During the early to mid-20th century, Reno residents who tumbled to the bottom of the city’s economic ladder would often find themselves residing - sometimes outside - on a patch of land surrounded by the waters of the Truckee River.


Known as Scott Island (and also called Monkey Island), it was a haven for hobos, transients, those with substance abuse problems, and others who had no place else to go. A 1958 Reno Evening Gazette article delicately described residents as “Reno’s less-than wealthy outdoor residents.”


Scott Island was actually not a true island. It was a 16-acre, somewhat football-shaped piece of land on the south side of the Truckee River that, starting in the early 1890s, had been cut off from the rest of Reno by an irrigation ditch.


In addition to serving as an outdoor flophouse, over the years the island also was host to the Reno Boat Club’s clubhouse, alfalfa fields, a radio station tower, cabins, and a fairly nice house. In later years, it was the site of a garbage/salvage yard and a concrete plant.

Reno newspaper accounts just after the turn of the 20th century contain several accounts of various criminal enterprises on the island.


For example, in 1905, under the headline, “Police Rain Opium Joint,” the Gazette noted that “three opium outfits were captured by the police last night in a raid on a cabin” on the island. The story also said that a well-dress stranger “addicted to the Habit” was caught “red-handed” in the cabin. Not surprisingly, he declined to provide his name to the paper.


A few years later, in 1910, the Gazette reported that the island was the location of a “free for all fight,” which was broken up by police. In 1924, the body of a janitor who lived in a cabin on the island was discovered. The paper said he had been shot twice and then beaten to death.


By the 1920s, Scott Island had become a frequent target of Prohibition agents, who periodically raided the cabins to confiscate “moonshine” and other illegal alcoholic beverages.

Throughout the years, the island was regularly flooded, which washed away most of the crude encampments. However, it was never too long before new ones cropped up.


In June 1959, a fire broke out on the island, destroying most of the structures on what had become known as the “Reno Jungle.”

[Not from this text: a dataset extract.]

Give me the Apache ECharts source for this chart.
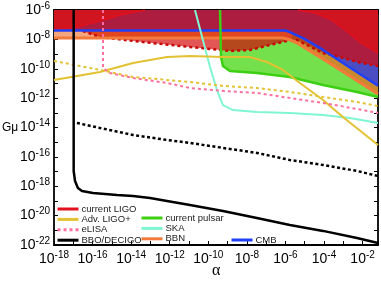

In 1970s, the irrigation ditch was filled in and future of Scott Island (no longer an island) became the topic of much discussion among city and county leaders.

In the late 1970s, the site was sold to Reno Newspapers Inc., publishers of the Reno Evening Gazette and the Nevada State Journal, for a new printing plant and newspaper offices.


After construction of a 92,588-square-foot facility in the early 1980s, the former island served as the newspaper company’s home.

In 2020 the newspaper building was sold to the city of Reno.


The city converted the building into the new headquarters of the Reno Police Department, which somehow seemed appropriate given the island’s notorious past.